This isn’t a joke. Someone actually defended Gary Sanchez’s defensive prowess behind the plate.
Before I dig in on this, I will be the first to say people who catch in high school and beyond are certifiably insane and should consider getting help. Same goes for hockey goalies.
As much as I bust their chops, I love a good defensive catcher. Give me a guy who can’t hit his weight that calls a great game and blocks every pitch over an offensive catcher who’s meh on defense any day.
Which brings us back to the main topics, this tweet:
Now you might think Seth is trolling Sanchez or something, because anyone who’s watched a high school baseball game knows Sanchez is an abysmal catcher.
That is not the case. Seth actually thinks Sanchez is god behind the plate.
I will grant him this, Sanchez has a cannon. Can’t take that away from him.
But if you know anything about catching, you know that’s probably the least important quality for a catch in the grand scheme of things. (Good footwork can mask this. Can’t say I’ve ever studied Sanchez’s footwork.)
The way a guy calls a game is number 1, by far. Am I biased because I think like a pitcher? Yes. Am I still right though? Yes.
Jason Varitek will forever be the best example of this. Guy couldn’t hit the broad side of a barn after 2005, yet he still played in at least 100 games every year from 2006-2009 — and was even an all-star in 2008, when he hit .218 with seven home runs before the break.

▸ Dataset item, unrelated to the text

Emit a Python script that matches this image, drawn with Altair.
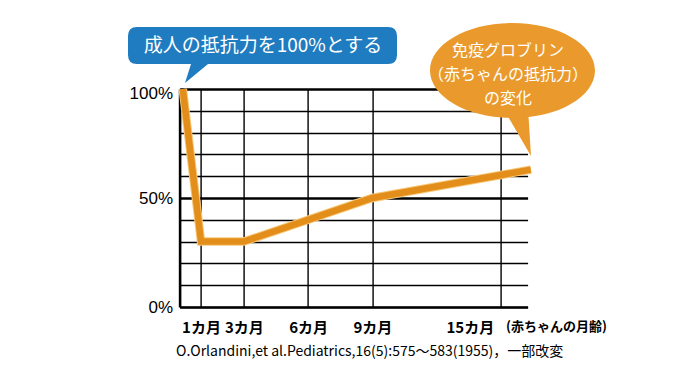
import altair as alt
import pandas as pd

# ---- data ----
months = [0.15, 1.0, 3.0, 6.0, 9.0, 16.4]
resistance = [100, 30, 30, 40, 50, 63]
month_ticks = [1, 3, 6, 9, 15]
pct_grid = [0, 10, 20, 30, 40, 50, 60, 70, 80, 90, 100]
pct_labels = [0, 50, 100]
x_unit = "カ月"
callout_adult = "成人の抵抗力を100%とする"
callout_ig = ["免疫グロブリン", "（赤ちゃんの抵抗力）", "の変化"]
age_note = "(赤ちゃんの月齢)"
source_note = "O.Orlandini,et al.Pediatrics,16(5):575〜583(1955)，一部改変"

# ---- styling / layout constants ----
OX, OY = 179.6, 89.0          # page position of plot origin
W, H = 348, 218
ORANGE_LINE = "#E38D1B"
ORANGE_HALO = "#F6C878"
ORANGE_BUBBLE = "#EA9A2C"
BLUE = "#1F7CC0"
JP = "Noto Sans CJK JP"

df = pd.DataFrame({"month": months, "pct": resistance})


def P(x, y):
    return f"{x - OX:.1f} {y - OY:.1f}"


# blue rounded callout with tail (page coords converted to plot-relative)
x0, x1, y0, y1, r = 128, 397, 27, 64, 9
blue_path = (
    f"M {P(x0 + r, y0)} L {P(x1 - r, y0)} Q {P(x1, y0)} {P(x1, y0 + r)} "
    f"L {P(x1, y1 - r)} Q {P(x1, y1)} {P(x1 - r, y1)} "
    f"L {P(208, y1)} L {P(185, 83)} L {P(191, y1)} "
    f"L {P(x0 + r, y1)} Q {P(x0, y1)} {P(x0, y1 - r)} "
    f"L {P(x0, y0 + r)} Q {P(x0, y0)} {P(x0 + r, y0)} Z"
)

# orange ellipse callout with tail
cx, cy, rx, ry, k = 512.5, 70.5, 82.5, 47.5, 0.5523
orange_path = (
    f"M {P(cx - rx, cy)} "
    f"C {P(cx - rx, cy - k * ry)} {P(cx - k * rx, cy - ry)} {P(cx, cy - ry)} "
    f"C {P(cx + k * rx, cy - ry)} {P(cx + rx, cy - k * ry)} {P(cx + rx, cy)} "
    f"C {P(cx + rx, cy + k * ry)} {P(cx + k * rx, cy + ry)} {P(cx, cy + ry)} "
    f"C {P(cx - k * rx, cy + ry)} {P(cx - rx, cy + k * ry)} {P(cx - rx, cy)} Z "
    f"M {P(503, 108)} L {P(528, 108)} L {P(531, 156)} Z"
)

x_scale = alt.Scale(domain=[0, 16.25], nice=False, zero=True)
y_scale = alt.Scale(domain=[0, 100], nice=False)

x_axis = alt.Axis(
    values=month_ticks, grid=True, gridColor="black", gridWidth=1.4,
    domainColor="black", domainWidth=2.6, ticks=False, tickSize=0, zindex=0,
    labelExpr=f"datum.value + '{x_unit}'", labelFont=JP, labelFontSize=15,
    labelFontWeight="bold", labelColor="black", labelBaseline="middle",
    labelPadding=20, labelOffset={"condition": {"test": "datum.value === 15", "value": -31}, "value": 0},
    title=None,
)
y_axis = alt.Axis(
    values=pct_grid, grid=True, gridColor="black",
    gridWidth={"condition": {"test": "datum.value === 50 || datum.value === 100", "value": 2.6}, "value": 1.4},
    domainColor="black", domainWidth=2.6, ticks=False, tickSize=0, zindex=0,
    labelExpr="indexof([" + ",".join(str(v) for v in pct_labels) + "], datum.value) >= 0 ? datum.value + '%' : ''",
    labelFont="Liberation Sans", labelFontSize=17, labelColor="black",
    labelBaseline="middle", labelPadding=7,
    labelOffset={"condition": {"test": "datum.value === 100", "value": 4}, "value": 0},
    title=None,
)

base = alt.Chart(df).encode(
    x=alt.X("month:Q", scale=x_scale, axis=x_axis),
    y=alt.Y("pct:Q", scale=y_scale, axis=y_axis),
)
halo = base.mark_line(color=ORANGE_HALO, strokeWidth=8.5, strokeJoin="miter", strokeCap="butt")
line = base.mark_line(color=ORANGE_LINE, strokeWidth=6.5, strokeJoin="miter", strokeCap="butt")

one = alt.Data(values=[{"a": 1}])

blue_bubble = alt.Chart(one).mark_point(
    shape=blue_path, size=4, filled=True, fill=BLUE, strokeWidth=0, opacity=1
).encode(x=alt.value(0), y=alt.value(0))

orange_bubble = alt.Chart(one).mark_point(
    shape=orange_path, size=4, filled=True, fill=ORANGE_BUBBLE, strokeWidth=0, opacity=1
).encode(x=alt.value(0), y=alt.value(0))

blue_text = alt.Chart(one).mark_text(
    text=callout_adult, font=JP, fontSize=19, color="white", align="center", baseline="middle"
).encode(x=alt.value(263 - OX), y=alt.value(45.5 - OY))

orange_texts = [
    alt.Chart(one).mark_text(
        text=t, font=JP, fontSize=16, color="white", align="center", baseline="middle"
    ).encode(x=alt.value(508 - OX), y=alt.value(ly - OY))
    for t, ly in zip(callout_ig, [50.5, 74.5, 98.5])
]

age_text = alt.Chart(one).mark_text(
    text=age_note, font=JP, fontSize=13, fontWeight="bold", color="black",
    align="left", baseline="middle"
).encode(x=alt.value(506 - OX), y=alt.value(327 - OY))

src_text = alt.Chart(one).mark_text(
    text=source_note, font=JP, fontSize=14, color="black",
    align="left", baseline="middle"
).encode(x=alt.value(176 - OX), y=alt.value(352 - OY))

chart = alt.layer(
    halo, line, blue_bubble, orange_bubble, blue_text, *orange_texts, age_text, src_text
).properties(
    width=W, height=H,
    autosize=alt.AutoSizeParams(type="none"),
    padding={"left": OX - 8, "top": OY - 8, "right": 682 - (OX - 8) - W, "bottom": 371 - (OY - 8) - H},
    background="white",
).configure_view(stroke=None)

chart.save("out.html", embed_options={"renderer": "svg", "actions": False})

Varitek also struggled to throw guys out towards the end, but his staff still shoved so no one cared.
On one hand you’ve got a maniac who studied hours of video everyday so his guys could dice up opposing pitchers, as opposed to the other who couldn’t even remember the DAMN SIGNS and is almost solely responsible for MLB instituting a mound visit rule.
Seth didn’t mentioned his game-calling, but he did bring up his framing. I can’t recall ever seeing Sanchez frame a pitch because I’m usually hung up on the pitches he manages to drop. They don’t all show up on a stat sheet as passed balls because there aren’t runners on base, but you watch a game with Sanchez behind the dish and you’ll what I’m saying.
And I promise you that a pitcher sees that and is thinking, “What the hell is wrong with this guy?” Then he tightens up, tries to do too much and leaves the game with a severe case of whiplash.
But he somehow frames pitches?
I’d be more curious to know if he’s some how learned how to stick pitches since May, because I know he couldn’t back then. (Yes, I know there’s a typo in the tweet.)
You can still steal plenty of calls if you do that right. You don’t need to frame pitches.
Also, the guy was tied for the MLB lead in passed balls in 2018 (16) with Yasmani Grandal. This year he leads in passed balls (9) all by himself
We’ve covered his arm and touched on his footwork when throwing guys out, numbers 5 and 4, respectively, on the list of important qualities you look for in a defensive catcher. Then there’s number 1 pitch selection and number 2 receiving (some might flip-flop those, doesn’t matter either way).
That leaves number 3. Blocking. This is more about how he bails his guys out than handling balls he should catch or block, which is why I don’t mention the passed balls here.
I don’t watch as many Yankee games as my guy Seth, but I have certainly seen enough to know this is NOT an area of strength for Sanchez. And a pitcher needs to trust their catcher’s going to block the occasional off-speed pitch in the dirt in order to throw it with conviction.
One of two things happen when they can’t trust him:
- Pitcher throws a ball that’s ineffective because he guides it
- Pitcher throws up a fatty that’s too much for even Cheech and Chong to handle
Last thing in this extended post, anyone notice who’s been catching Sonny Gray since April 25th? Here’s a hint: it ain’t Sanchez.
Gray’s still had handful of rough outings, but he’s finally showing glimpses of his “old” self again (3.96 ERA, 44 K’s in 52.1 innings over 9 starts).
Sanchez is not a good defensive catcher. Probably never will be. He doesn’t even look like a good hitter right now, even by catching standards.
I get that Seth works for the YES Network, he doesn’t want to criticize the players. The move here is to probably not touch it.
This isn’t a matter of a good or bad take. Maybe it’s a lazy one? Either way, there are so many flaws in Sanchez’s game behind the plate that it’s impossible to defend him in any capacity (pun not intended).